***** Items

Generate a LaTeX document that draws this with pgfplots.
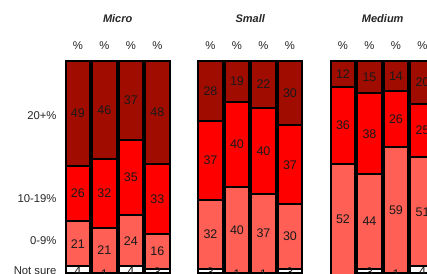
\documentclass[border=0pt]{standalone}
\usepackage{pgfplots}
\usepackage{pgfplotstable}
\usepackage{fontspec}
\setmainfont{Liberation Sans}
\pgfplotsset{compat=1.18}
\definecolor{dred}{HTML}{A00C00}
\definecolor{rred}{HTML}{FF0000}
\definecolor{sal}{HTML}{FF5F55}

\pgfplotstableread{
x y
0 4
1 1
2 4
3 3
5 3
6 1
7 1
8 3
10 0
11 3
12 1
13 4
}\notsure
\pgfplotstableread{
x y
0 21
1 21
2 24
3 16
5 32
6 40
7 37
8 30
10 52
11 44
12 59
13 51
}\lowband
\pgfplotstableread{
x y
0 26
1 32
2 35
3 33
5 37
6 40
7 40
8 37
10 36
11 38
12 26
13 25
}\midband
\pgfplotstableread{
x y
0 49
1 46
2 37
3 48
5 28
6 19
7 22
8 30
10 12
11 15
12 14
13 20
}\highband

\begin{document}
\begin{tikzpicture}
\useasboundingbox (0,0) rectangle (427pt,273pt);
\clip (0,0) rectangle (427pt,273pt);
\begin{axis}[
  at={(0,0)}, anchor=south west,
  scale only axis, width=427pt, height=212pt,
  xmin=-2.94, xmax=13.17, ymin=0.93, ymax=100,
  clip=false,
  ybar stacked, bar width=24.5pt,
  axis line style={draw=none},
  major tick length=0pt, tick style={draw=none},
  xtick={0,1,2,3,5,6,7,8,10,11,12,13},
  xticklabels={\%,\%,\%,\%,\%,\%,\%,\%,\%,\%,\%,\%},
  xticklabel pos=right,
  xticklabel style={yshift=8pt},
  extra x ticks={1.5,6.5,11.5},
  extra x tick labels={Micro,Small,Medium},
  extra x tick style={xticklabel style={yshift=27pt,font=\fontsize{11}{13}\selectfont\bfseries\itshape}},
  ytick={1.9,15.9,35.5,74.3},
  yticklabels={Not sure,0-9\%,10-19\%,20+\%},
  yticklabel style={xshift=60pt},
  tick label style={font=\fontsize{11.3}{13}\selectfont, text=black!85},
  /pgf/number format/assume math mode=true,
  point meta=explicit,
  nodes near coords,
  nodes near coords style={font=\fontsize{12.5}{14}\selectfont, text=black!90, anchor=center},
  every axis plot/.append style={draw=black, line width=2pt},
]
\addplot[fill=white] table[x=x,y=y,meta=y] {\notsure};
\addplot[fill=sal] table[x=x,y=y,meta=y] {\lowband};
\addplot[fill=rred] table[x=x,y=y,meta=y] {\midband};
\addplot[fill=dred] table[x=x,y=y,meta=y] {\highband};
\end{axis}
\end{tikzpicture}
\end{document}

**********
***** Items

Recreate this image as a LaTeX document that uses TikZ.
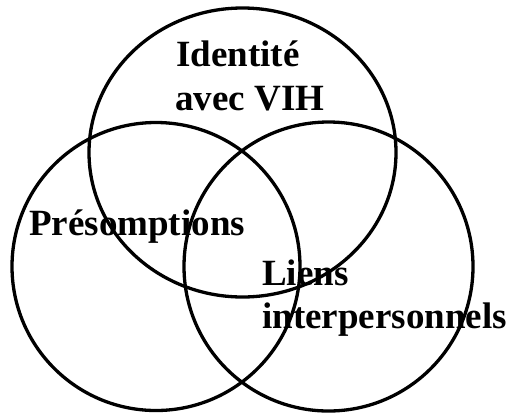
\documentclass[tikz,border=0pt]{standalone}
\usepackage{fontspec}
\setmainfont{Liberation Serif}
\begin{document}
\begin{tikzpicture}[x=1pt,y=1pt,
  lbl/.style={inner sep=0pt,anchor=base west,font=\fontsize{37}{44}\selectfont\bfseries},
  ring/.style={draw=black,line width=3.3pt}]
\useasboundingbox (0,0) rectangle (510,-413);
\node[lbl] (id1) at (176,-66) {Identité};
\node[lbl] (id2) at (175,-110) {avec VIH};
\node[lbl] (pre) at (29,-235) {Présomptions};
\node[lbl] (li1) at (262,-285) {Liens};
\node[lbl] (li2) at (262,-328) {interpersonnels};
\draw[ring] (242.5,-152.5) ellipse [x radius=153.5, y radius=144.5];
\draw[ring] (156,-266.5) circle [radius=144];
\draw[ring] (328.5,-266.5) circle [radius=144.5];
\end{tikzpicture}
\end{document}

**********

_Instruction_
Extract from the material all lines containing the string "that".

_Solution below_
Generate a LaTeX document that draws this with pgfplots.
Recreate this image as a LaTeX document that uses TikZ.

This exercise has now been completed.